Australian regulator backs increase in fines for corporate wrongdoing

Business Monday 23/April/2018 14:29 PM
By: Times News Service
Australian regulator backs increase in fines for corporate wrongdoing

Sydney: Australia's competition watchdog on Monday supported massive increases in financial penalties for companies caught doing the wrong thing, after widespread misconduct was exposed by an ongoing inquiry into the financial sector.
Australian Competition and Consumer Commission (ACCC) Chairman Rod Sims said the government was correct to propose penalties of up to 10 per cent of turnover, potentially running into hundreds of millions of dollars.

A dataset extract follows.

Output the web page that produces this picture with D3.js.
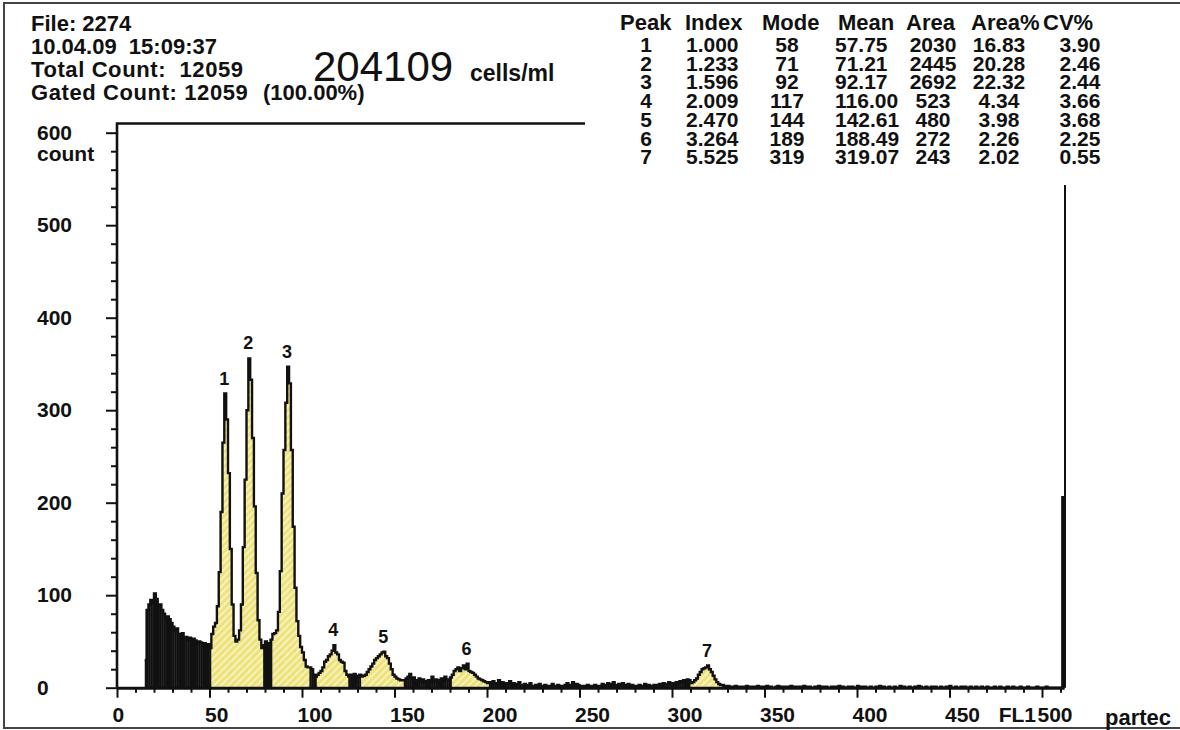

"The penalties we're getting these days on both competition and consumer matters are tens of millions. We need penalties in the hundreds of millions," he told state broadcaster the ABC.
"The key bit of the penalty is 10 per cent of the turnover - that's the change we've got to make in Australia in relation to not only competition but also consumer penalties so that company boards really sit up and take notice... and don't just treat it as a cost of doing business."
His comments came after Prime Minister Malcolm Turnbull admitted he had been wrong to oppose the establishment of the independent judicial inquiry into the scandal-ridden financial sector, whose daily revelations of wrongdoing have shocked the country in recent weeks.
"Politically, all of the commentators are right when they say we would have been right to establish one earlier," Turnbull said during a visit to Germany, according to the ABC.
The first three weeks of public hearings at the inquiry have been a political embarrassment for the government and a publicity disaster for Australia's major lenders and AMP Ltd, the country's largest listed wealth manager.
It has heard of strategies to deceive regulators and cases of people suffering financial distress due to poor financial advice, being charged fees for a decade after they had died and deliberately charged fees for no service.
Sims backed the government's promise last week to double prison terms for corporate crimes to 10 years, dramatically increase financial penalties from A$10 million ($7.7 million) to up to A$210 million or 10 per cent revenue, and ramp up the investigative powers of the corporate regulator.
"I think the banks think of themselves as a protected species," Sims said.
Australia's major lenders - Commonwealth Bank of Australia, Westpac Banking Corp, Australia and New Zealand Banking Group, and National Australia Bank - control 80 per cent of the lending market and along with AMP, also have the lion's share of the financial adviser market.
But they now face the almost certain prospect of greater regulation, stricter oversight, higher penalties and possible criminal charges.
"It is now clear to me that the Royal Commission is necessary and justified," NAB's CEO Andrew Thorburn said in a statement on Monday morning, ahead of the bank's own appearance at the inquiry.